Ben Carter, Director of Emerging Talent Solutions at Hays UK&I, puts it plainly: “If AI is impacting early careers, I would say those companies are lacking medium-term thinking. They will choke an ecosystem when they need mid-level roles if they automate the early career roles.”
 
Here’s what medium-term thinking looks like in practice:
 
  • Embed AI learning across disciplines: Don’t silo AI knowledge in IT or data teams. Make AI literacy a core part of onboarding, training and leadership development. This builds resilience and cross-functional capability.
  • Invest in upskilling at every career stage: AI adoption isn’t a one-time event, it’s a continuous evolution. Equip junior talent with foundational AI skills, but also ensure senior leaders are fluent in its strategic implications.

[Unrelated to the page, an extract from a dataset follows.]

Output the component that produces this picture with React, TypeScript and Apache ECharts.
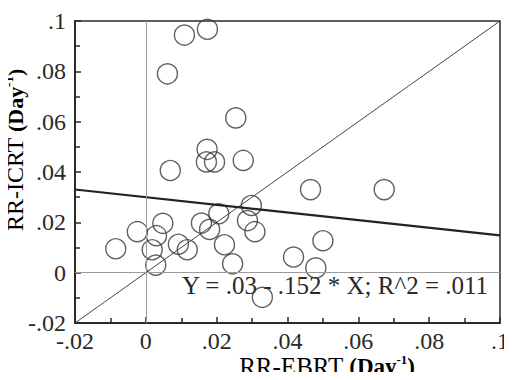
import React, { useEffect, useRef } from "react";
import * as echarts from "echarts";

const points: [number, number][] = [
  [-0.0085, 0.0095],
  [-0.0024, 0.0163],
  [0.0048, 0.0196],
  [0.003, 0.0147],
  [0.0018, 0.0091],
  [0.0028, 0.003],
  [0.0092, 0.0113],
  [0.0117, 0.0091],
  [0.0157, 0.0197],
  [0.018, 0.0172],
  [0.0206, 0.0234],
  [0.0222, 0.0111],
  [0.0245, 0.0035],
  [0.0298, 0.0267],
  [0.0287, 0.0207],
  [0.0308, 0.0163],
  [0.0329, -0.0098],
  [0.0417, 0.0062],
  [0.048, 0.0019],
  [0.05, 0.0127],
  [0.0465, 0.033],
  [0.0673, 0.033],
  [0.0069, 0.0406],
  [0.0173, 0.049],
  [0.0171, 0.044],
  [0.0194, 0.044],
  [0.0275, 0.0446],
  [0.0254, 0.0615],
  [0.0061, 0.079],
  [0.0109, 0.0944],
  [0.0174, 0.0967],
];

const xTickLabels = ["-.02", "0", ".02", ".04", ".06", ".08", ".1"];
const yTickLabels = ["-.02", "0", ".02", ".04", ".06", ".08", ".1"];
const axisMin = -0.02;
const axisMax = 0.1;
const axisStep = 0.02;
const identityLine: [number, number][] = [
  [-0.02, -0.02],
  [0.1, 0.1],
];
const regIntercept = 0.03;
const regSlope = -0.152;
const regressionLine: [number, number][] = [axisMin, axisMax].map(
  (x) => [x, regIntercept + regSlope * x] as [number, number]
);
const equationText = "Y = .03 - .152 * X; R^2 = .011";

const FONT = "Liberation Serif";
const INK = "#2a2a2a";

export default function App() {
  const ref = useRef<HTMLDivElement>(null);
  useEffect(() => {
    if (!ref.current) return;
    const chart = echarts.init(ref.current, undefined, { renderer: "svg" });
    const tickFmt = (labels: string[]) => (v: number) =>
      labels[Math.round((v - axisMin) / axisStep)] ?? "";
    const commonAxis = {
      type: "value" as const,
      min: axisMin,
      max: axisMax,
      interval: axisStep,
      axisLine: { show: true, onZero: false, lineStyle: { color: INK, width: 2 } },
      axisTick: { show: true, inside: true, length: 6, lineStyle: { color: INK, width: 1.5 } },
      minorTick: { show: true, splitNumber: 2, length: 5, lineStyle: { color: INK, width: 1.5 } },
      splitLine: { show: false },
    };
    const nameRich = (size: number) => ({
      n: { fontFamily: FONT, fontSize: size, color: INK, lineHeight: 26 },
      b: { fontFamily: FONT, fontSize: size - 2, fontWeight: "bold", color: INK, lineHeight: 26 },
      s: { fontFamily: FONT, fontSize: 13, fontWeight: "bold", color: INK, verticalAlign: "top", lineHeight: 26 },
    });
    chart.setOption({
      animation: false,
      backgroundColor: "#fff",
      grid: {
        left: 75,
        right: 6,
        top: 21,
        bottom: 57,
        show: true,
        borderColor: INK,
        borderWidth: 1.5,
      },
      xAxis: {
        ...commonAxis,
        axisLabel: {
          formatter: tickFmt(xTickLabels),
          fontFamily: FONT,
          fontSize: 24,
          color: INK,
          margin: 6,
        },
      },
      yAxis: {
        ...commonAxis,
        axisLabel: {
          formatter: tickFmt(yTickLabels),
          fontFamily: FONT,
          fontSize: 24,
          color: INK,
          margin: 9,
        },
      },
      series: [
        {
          type: "line",
          data: identityLine,
          symbol: "none",
          lineStyle: { color: "#444", width: 1 },
          silent: true,
          markLine: {
            symbol: "none",
            silent: true,
            label: { show: false },
            lineStyle: { color: "#9a9a9a", width: 1, type: "solid" },
            data: [{ xAxis: 0 }, { yAxis: 0 }],
          },
        },
        {
          type: "line",
          data: regressionLine,
          symbol: "none",
          lineStyle: { color: "#222", width: 2.2 },
          silent: true,
        },
        {
          type: "scatter",
          data: points,
          symbol: "circle",
          symbolSize: 20,
          itemStyle: { color: "rgba(0,0,0,0)", borderColor: "#3a3a3a", borderWidth: 1.4 },
        },
      ],
      graphic: [
        {
          type: "text",
          x: 335,
          y: 285,
          style: {
            text: equationText,
            fontFamily: FONT,
            fontSize: 25,
            fill: INK,
            align: "center",
            verticalAlign: "middle",
          },
        },
        {
          type: "text",
          x: 327,
          y: 366,
          style: {
            text: "{n|RR-EBRT }{b|(Day}{s|-1}{b|)}",
            align: "center",
            verticalAlign: "middle",
            rich: nameRich(25),
          },
        },
        {
          type: "text",
          x: 15,
          y: 150,
          rotation: Math.PI / 2,
          style: {
            text: "{n|RR-ICRT }{b|(Day}{s|-1}{b|)}",
            align: "center",
            verticalAlign: "middle",
            rich: nameRich(24),
          },
        },
      ],
    });
    return () => chart.dispose();
  }, []);
  return <div ref={ref} style={{ width: 512, height: 380, margin: -8 }} />;
}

  • Empower early talent to lead AI adoption: Gen Z are already experimenting with AI tools. Give them space to innovate, test and share learnings. Create reverse mentoring programs where younger employees teach senior staff how to use AI effectively.
 
Action for leaders: Build a three-year talent roadmap that aligns AI adoption with workforce development. Identify which roles will evolve, which will be created and how early-career talent can be nurtured to fill future gaps.
 

Final thought: Build, don't burn

AI is a powerful tool but it’s not a replacement for human potential. The C-suite must resist the temptation to chase short-term savings at the cost of long-term capability.
 
Gen Z isn’t just ready to work with AI, they’re ready to lead with it. Your job is to make sure they’re still in the room.